EXERCISE GOAL: Wherever the word "this" shows up in a line, please copy that line.

▶

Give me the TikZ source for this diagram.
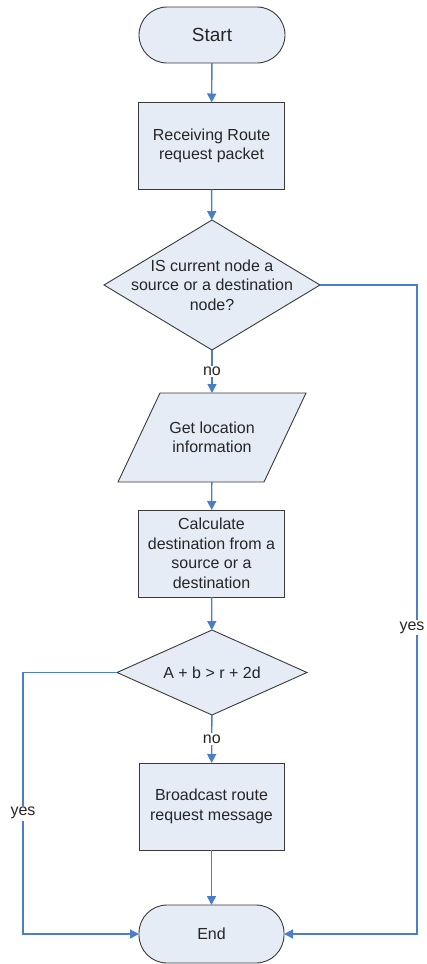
\documentclass[tikz,border=0pt]{standalone}
\usepackage{fontspec}
\setmainfont{Liberation Sans}
\usetikzlibrary{shapes.geometric,arrows.meta}
\definecolor{boxfill}{HTML}{E6ECF6}
\definecolor{boxline}{HTML}{3A3A3A}
\definecolor{flowblue}{HTML}{4A7EC8}
\begin{document}
\begin{tikzpicture}[x=1pt,y=-1pt,
  every node/.style={font=\fontsize{16}{19.5}\selectfont, text=black!85},
  terminal/.style={draw=boxline, fill=boxfill, line width=0.9pt, rounded corners=28pt,
    minimum width=146pt, minimum height=56pt, outer sep=0pt},
  process/.style={draw=boxline, fill=boxfill, line width=0.9pt, minimum width=146pt,
    minimum height=87pt, align=center, outer sep=0pt, inner sep=2pt},
  decision/.style={draw=boxline, fill=boxfill, line width=0.9pt, diamond, inner sep=0pt,
    outer sep=0pt},
  flow/.style={draw=flowblue, line width=1.4pt, -{Triangle[length=9pt,width=9pt]}},
  lab/.style={fill=white, inner sep=1.5pt}]
\useasboundingbox (0,0) rectangle (426,964);

% main column of steps
\node[terminal, font=\fontsize{19}{22}\selectfont] (start) at (212,35) {Start};
\node[process] (recv) at (211.5,146) {Receiving Route\\request packet};
\node[decision, minimum width=216pt, minimum height=130pt,
  label={[align=center]center:IS current node a\\source or a destination\\node?}] (isnode) at (212,285) {};
\node[minimum width=146pt, minimum height=89pt, align=center, outer sep=0pt, inner sep=0pt]
  (getloc) at (212,437.5) {Get location\\information};
\draw[draw=boxline, fill=boxfill, line width=0.9pt]
  ([xshift=21pt]getloc.north west) -- ([xshift=21pt]getloc.north east)
  -- ([xshift=-21pt]getloc.south east) -- ([xshift=-21pt]getloc.south west) -- cycle;
\node[align=center] at (getloc.center) {Get location\\information};
\node[process] (calc) at (211.5,553.5) {Calculate\\destination from a\\source or a\\destination};
\node[decision, minimum width=190pt, minimum height=85pt,
  label={center:A + b > r + 2d}] (cmp) at (212,672.5) {};
\node[process, minimum width=145pt] (bcast) at (211.5,806.5) {Broadcast route\\request message};
\node[terminal, minimum width=145pt, minimum height=58pt] (end) at (211.5,934) {End};

% connectors
\draw[flow] (start) -- (recv);
\draw[flow] (recv) -- (isnode);
\draw[flow] (isnode) -- node[lab] {no} (getloc);
\draw[flow] (getloc) -- (calc);
\draw[flow] (calc) -- (cmp);
\draw[flow] (cmp) -- node[lab] {no} (bcast);
\draw[flow] (bcast) -- (end);
\draw[flow] (cmp.west) -- (23,672.5) -- node[lab, pos=0.538] {yes} (23,934) -- (end.west);
\draw[flow] (isnode.east) -- (417,285) -- node[lab, pos=0.528, xshift=-5pt] {yes} (417,934) -- (end.east);
\end{tikzpicture}
\end{document}
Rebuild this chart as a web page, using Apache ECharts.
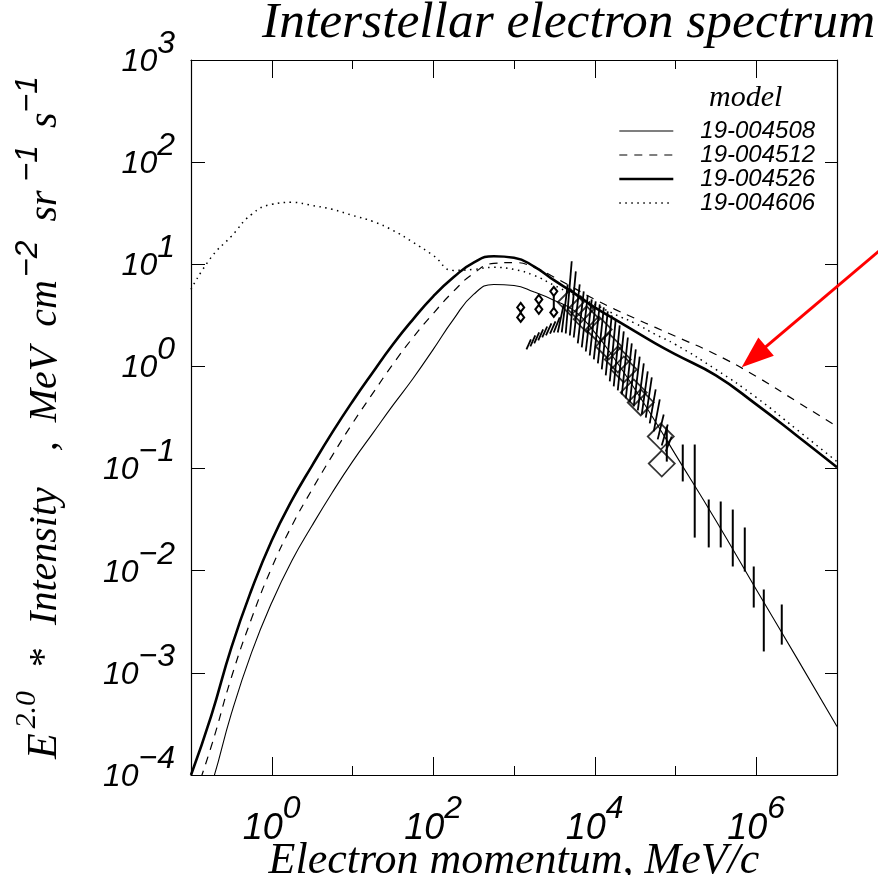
<!DOCTYPE html>
<html><head><meta charset="utf-8">
<script src="https://cdn.jsdelivr.net/npm/echarts/dist/echarts.min.js"></script>
<style>html,body{margin:0;padding:0;background:#fff}#c{width:878px;height:875px}</style>
</head><body><div id="c"></div>
<script>
// ---- data (momentum in MeV/c, E^2 * intensity) ----
const momentum = [0.1, 0.178, 0.316, 0.562, 1, 1.78, 3.16, 5.62, 10, 17.8, 31.6, 56.2, 100, 178, 316, 562, 1000, 1780, 3160, 5620, 1e4, 1.78e4, 3.16e4, 5.62e4, 1e5, 3.16e5, 1e6, 3.16e6, 1e7];
const model004508 = [2.3e-5, 7.9e-5, 3.99e-4, 1.58e-3, 4.88e-3, 1.26e-2, 2.77e-2, 5.83e-2, 0.117, 0.221, 0.415, 0.762, 1.47, 2.89, 5.07, 6.35, 6.2, 5.35, 4.43, 3.50, 2.15, 1.17, 0.595, 0.289, 0.137, 3.10e-2, 6.55e-3, 1.41e-3, 2.98e-4];
const model004512 = [4.9e-5, 1.9e-4, 9.0e-4, 3.4e-3, 1.07e-2, 2.77e-2, 6.24e-2, 0.134, 0.277, 0.544, 1.05, 1.92, 3.30, 5.43, 8.15, 10.2, 10.4, 9.33, 7.45, 5.81, 4.53, 3.62, 2.95, 2.41, 1.97, 1.31, 0.798, 0.454, 0.258];
const model004526 = [1.0e-4, 3.8e-4, 1.77e-3, 6.5e-3, 1.98e-2, 4.9e-2, 0.107, 0.226, 0.454, 0.873, 1.64, 2.89, 4.85, 7.45, 10.4, 12.0, 11.6, 9.5, 6.95, 5.19, 3.78, 2.89, 2.20, 1.68, 1.31, 0.816, 0.425, 0.211, 0.103];
const model004606 = [5.68, 11.7, 18.8, 30.8, 38.6, 40.4, 37.7, 34.5, 30.1, 26.3, 21.5, 16.4, 12.2, 8.71, 8.91, 9.33, 8.91, 7.78, 6.21, 4.96, 4.05, 3.23, 2.64, 2.06, 1.64, 0.935, 0.497, 0.242, 0.117];
const seriesNames = ['19-004508', '19-004512', '19-004526', '19-004606'];

// low-energy measurements (error bars with diamond caps)
const capX = [1210, 2030, 3110];
const capLow = [3.02, 3.62, 3.38];
const capHigh = [3.78, 4.53, 5.43];

// dense measurements (hatched strokes)
const hatchX = [1520, 1710, 1910, 2140, 2400, 2690, 3020, 3380, 3790, 4250, 4760, 5350, 5980, 6710, 7520, 8430, 9440, 1.06e4, 1.19e4, 1.33e4, 1.49e4, 1.67e4, 1.87e4, 2.10e4, 2.36e4, 2.64e4, 2.96e4, 3.31e4, 3.72e4, 4.16e4, 4.67e4, 5.22e4, 5.86e4, 6.56e4, 7.36e4, 8.24e4];
const hatchLow = [1.47, 1.57, 1.68, 1.80, 1.92, 2.01, 2.10, 2.15, 2.15, 2.15, 2.10, 2.01, 1.92, 1.68, 1.54, 1.40, 1.28, 1.17, 1.07, 0.935, 0.817, 0.713, 0.637, 0.582, 0.532, 0.486, 0.444, 0.406, 0.371, 0.339, 0.316, 0.277, 0.231, 0.193, 0.168, 0.147];
const hatchHigh = [1.84, 2.01, 2.15, 2.30, 2.46, 2.64, 2.76, 3.02, 4.05, 6.35, 10.7, 8.52, 6.35, 5.43, 4.96, 4.53, 4.33, 4.05, 3.78, 3.46, 3.16, 2.89, 2.52, 2.20, 1.92, 1.68, 1.47, 1.25, 1.07, 0.893, 0.780, 0.595, 0.475, 0.339, 0.270, 0.206];

// large open diamonds
const diamondX = [5040, 6710, 7960, 11200, 14900, 19300, 22900, 30400, 37100, 65700, 67600];
const diamondY = [4.24, 3.62, 2.89, 2.30, 1.57, 1.17, 0.935, 0.556, 0.444, 0.206, 0.112];

// high-energy error bars
const barX = [7.8e4, 1.23e5, 1.73e5, 2.58e5, 3.63e5, 5.12e5, 7.21e5, 9.31e5, 1.24e6, 2.07e6];
const barLow = [0.117, 0.0748, 0.0211, 0.0169, 0.0169, 0.011, 9.8e-3, 4.36e-3, 1.62e-3, 1.89e-3];
const barHigh = [0.258, 0.172, 0.172, 0.0498, 0.0476, 0.0397, 0.0265, 0.011, 6.55e-3, 4.67e-3];

// red annotation arrow (from, to)
const arrowFrom = [4.0e7, 15.3];
const arrowTo = [6.6e5, 0.98];

const decadeTicksX = [0.1, 1, 10, 100, 1e3, 1e4, 1e5, 1e6, 1e7];
const labelTicksX = [1, 100, 1e4, 1e6];
const decadeTicksY = [1e-4, 1e-3, 1e-2, 1e-1, 1, 10, 100, 1e3];

// ---- chart ----
const chart = echarts.init(document.getElementById('c'), null, {renderer: 'canvas'});
const zip = (a, b) => a.map((v, i) => [v, b[i]]);
function expLabel(v) {
  const e = Math.round(Math.log10(v));
  return '{b|10}{s|' + (e < 0 ? '\u2212' + (-e) : e) + '}';
}
const sansI = {fontFamily: 'Liberation Sans', fontStyle: 'italic', color: '#000'};
const serifI = {fontFamily: 'Liberation Serif', fontStyle: 'italic', color: '#000'};

function baseX(pos) {
  return {
    type: 'log', logBase: 10, min: 0.1, max: 1e7, position: pos, gridIndex: 0,
    axisLine: {show: false},
    splitLine: {show: false},
    axisTick: {show: true, inside: true, length: 9, customValues: decadeTicksX, lineStyle: {color: '#000', width: 1}},
    axisLabel: {show: false}
  };
}
function longX(pos) {
  return {
    type: 'log', logBase: 10, min: 0.1, max: 1e7, position: pos, gridIndex: 0,
    axisLine: {show: true, onZero: false, lineStyle: {color: '#000', width: 1.2}},
    splitLine: {show: false},
    axisTick: {show: true, inside: true, length: 18, customValues: labelTicksX, lineStyle: {color: '#000', width: 1}},
    axisLabel: {show: false}
  };
}

const xMain = longX('bottom');
xMain.axisLabel = {
  show: true, customValues: labelTicksX, margin: 18, formatter: expLabel,
  rich: {
    b: Object.assign({fontSize: 36, lineHeight: 72}, sansI),
    s: Object.assign({fontSize: 32, lineHeight: 32, verticalAlign: 'top'}, sansI)
  }
};
xMain.name = 'Electron momentum, MeV/c';
xMain.nameLocation = 'middle';
xMain.nameGap = 62;
xMain.nameMoveOverlap = false;
xMain.nameTextStyle = Object.assign({fontSize: 44, padding: [2, 0, 0, 0]}, serifI);

// y-axis title: rich tokens, spaced with padding (left padding in px)
const F = 40;
function tok(size, pad, sup, fam) {
  return Object.assign({fontSize: size, lineHeight: sup ? 32 : 66, verticalAlign: sup ? 'top' : 'middle',
                        padding: [0, 0, 0, pad]}, fam);
}
const yNameRich = {
  e: tok(42, 0, false, serifI),
  es: tok(30, 5, true, serifI),
  st: tok(F, 12, false, serifI),
  t1: tok(F, 14, false, serifI),
  cm: tok(F, 26, false, serifI),
  t2: tok(F, 9, false, serifI),
  t3: tok(F, 10, false, serifI),
  x1: tok(32, 3, true, sansI),
  t4: tok(F, 19, false, serifI),
  x2: tok(32, 9, true, sansI),
  t5: tok(F, 17, false, serifI),
  x3: tok(32, 0, true, sansI)
};
const yName = '{e|E}{es|2.0}{st| * }{t1|Intensity}{cm| , }{t2|MeV}{t3| cm}{x1|\u22122}{t4|sr}{x2|\u22121}{t5|s}{x3|\u22121}';

const lineBase = {type: 'line', symbol: 'none', smooth: 0.5, itemStyle: {color: '#000'}};
const lineStyles = [
  {color: '#000', width: 1.1, type: 'solid'},
  {color: '#000', width: 1.2, type: [8, 7]},
  {color: '#000', width: 2.6, type: 'solid'},
  {color: '#000', width: 1.5, type: [1.5, 4.5]}
];
const option = {
  animation: false,
  backgroundColor: '#fff',
  title: [
    {text: 'Interstellar electron spectrum', left: 257, top: -8,
     textStyle: Object.assign({fontSize: 51.5, fontWeight: 'normal'}, serifI)},
    {text: 'model', left: 704, top: 78,
     textStyle: Object.assign({fontSize: 30, fontWeight: 'normal'}, serifI)}
  ],
  legend: {
    data: seriesNames.map((n, i) => ({name: n, lineStyle: lineStyles[i]})),
    orient: 'vertical', left: 618, top: 119, padding: 0,
    itemWidth: 54, itemHeight: 14, itemGap: 0,
    selectedMode: false,
    itemStyle: {opacity: 0},
    textStyle: Object.assign({fontSize: 24, lineHeight: 24, padding: [0, 0, 0, 22]}, sansI)
  },
  grid: {left: 191, right: 41, top: 60, bottom: 100, containLabel: false, outerBoundsMode: 'none'},
  xAxis: [xMain, baseX('bottom'), longX('top'), baseX('top')],
  yAxis: [
    {
      type: 'log', logBase: 10, min: 1e-4, max: 1e3, position: 'left',
      axisLine: {show: true, onZero: false, lineStyle: {color: '#000', width: 1.2}},
      splitLine: {show: false},
      axisTick: {show: true, inside: true, length: 14, customValues: decadeTicksY, lineStyle: {color: '#000'}},
      axisLabel: {
        show: true, customValues: decadeTicksY, margin: 16, formatter: expLabel,
        rich: {
          b: Object.assign({fontSize: 32, lineHeight: 64, padding: [4, 0, 0, 0]}, sansI),
          s: Object.assign({fontSize: 32, lineHeight: 32, verticalAlign: 'top'}, sansI)
        }
      },
      name: yName, nameLocation: 'middle', nameRotate: 90, nameGap: 113, nameMoveOverlap: false,
      nameTextStyle: {rich: yNameRich}
    },
    {
      type: 'log', logBase: 10, min: 1e-4, max: 1e3, position: 'right',
      axisLine: {show: true, onZero: false, lineStyle: {color: '#000', width: 1.2}},
      splitLine: {show: false},
      axisTick: {show: true, inside: true, length: 12, customValues: decadeTicksY, lineStyle: {color: '#000'}},
      axisLabel: {show: false}
    }
  ],
  series: [
    Object.assign({name: seriesNames[0], data: zip(momentum, model004508), lineStyle: lineStyles[0]}, lineBase),
    Object.assign({name: seriesNames[1], data: zip(momentum, model004512), lineStyle: lineStyles[1]}, lineBase),
    Object.assign({name: seriesNames[2], data: zip(momentum, model004526), lineStyle: lineStyles[2]}, lineBase),
    Object.assign({name: seriesNames[3], data: zip(momentum, model004606), lineStyle: lineStyles[3]}, lineBase),
    {
      name: 'hatch', type: 'custom', data: hatchX.map((x, i) => [x, hatchLow[i], hatchHigh[i]]),
      encode: {x: 0, y: [1, 2]},
      renderItem: function (params, api) {
        const lo = api.coord([api.value(0), api.value(1)]);
        const hi = api.coord([api.value(0), api.value(2)]);
        const s = Math.min((lo[1] - hi[1]) * 0.45, 6);
        return {type: 'line', shape: {x1: lo[0] - s / 2, y1: lo[1], x2: lo[0] + s / 2, y2: hi[1]},
                style: {stroke: '#000', lineWidth: 1.8}};
      }
    },
    {
      name: 'caps', type: 'custom', data: capX.map((x, i) => [x, capLow[i], capHigh[i]]),
      encode: {x: 0, y: [1, 2]},
      renderItem: function (params, api) {
        const lo = api.coord([api.value(0), api.value(1)]);
        const hi = api.coord([api.value(0), api.value(2)]);
        const dia = (p) => ({type: 'polygon', shape: {points: [[p[0], p[1] - 4.5], [p[0] + 3.5, p[1]], [p[0], p[1] + 4.5], [p[0] - 3.5, p[1]]]},
                             style: {fill: '#fff', stroke: '#000', lineWidth: 2}});
        return {type: 'group', children: [
          {type: 'line', shape: {x1: lo[0], y1: lo[1], x2: hi[0], y2: hi[1]}, style: {stroke: '#000', lineWidth: 2}},
          dia(lo), dia(hi)
        ]};
      }
    },
    {
      name: 'diamonds', type: 'scatter', data: zip(diamondX, diamondY), symbol: 'diamond', symbolSize: [26, 26],
      itemStyle: {color: 'rgba(0,0,0,0)', borderColor: '#000', borderWidth: 1.8}
    },
    {
      name: 'bars', type: 'custom', data: barX.map((x, i) => [x, barLow[i], barHigh[i]]),
      encode: {x: 0, y: [1, 2]},
      renderItem: function (params, api) {
        const lo = api.coord([api.value(0), api.value(1)]);
        const hi = api.coord([api.value(0), api.value(2)]);
        return {type: 'line', shape: {x1: lo[0], y1: lo[1], x2: hi[0], y2: hi[1]}, style: {stroke: '#000', lineWidth: 2}};
      }
    },
    {
      name: 'arrow', type: 'custom', clip: false, data: [[arrowFrom[0], arrowFrom[1], arrowTo[0], arrowTo[1]]],
      encode: {x: [0, 2], y: [1, 3]},
      renderItem: function (params, api) {
        const a = api.coord([api.value(0), api.value(1)]);
        const b = api.coord([api.value(2), api.value(3)]);
        const dx = b[0] - a[0], dy = b[1] - a[1];
        const L = Math.sqrt(dx * dx + dy * dy), ux = dx / L, uy = dy / L;
        const hl = 32, hw = 12;
        const base = [b[0] - ux * hl, b[1] - uy * hl];
        return {type: 'group', children: [
          {type: 'line', shape: {x1: a[0], y1: a[1], x2: base[0] + ux * 4, y2: base[1] + uy * 4}, style: {stroke: '#ff0000', lineWidth: 3}},
          {type: 'polygon', shape: {points: [b, [base[0] - uy * hw, base[1] + ux * hw], [base[0] + uy * hw, base[1] - ux * hw]]},
           style: {fill: '#ff0000'}}
        ]};
      }
    }
  ]
};
chart.setOption(option);
</script></body></html>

◀

SOLVED PROBLEM:
Give me the TikZ source for this diagram.
Rebuild this chart as a web page, using Apache ECharts.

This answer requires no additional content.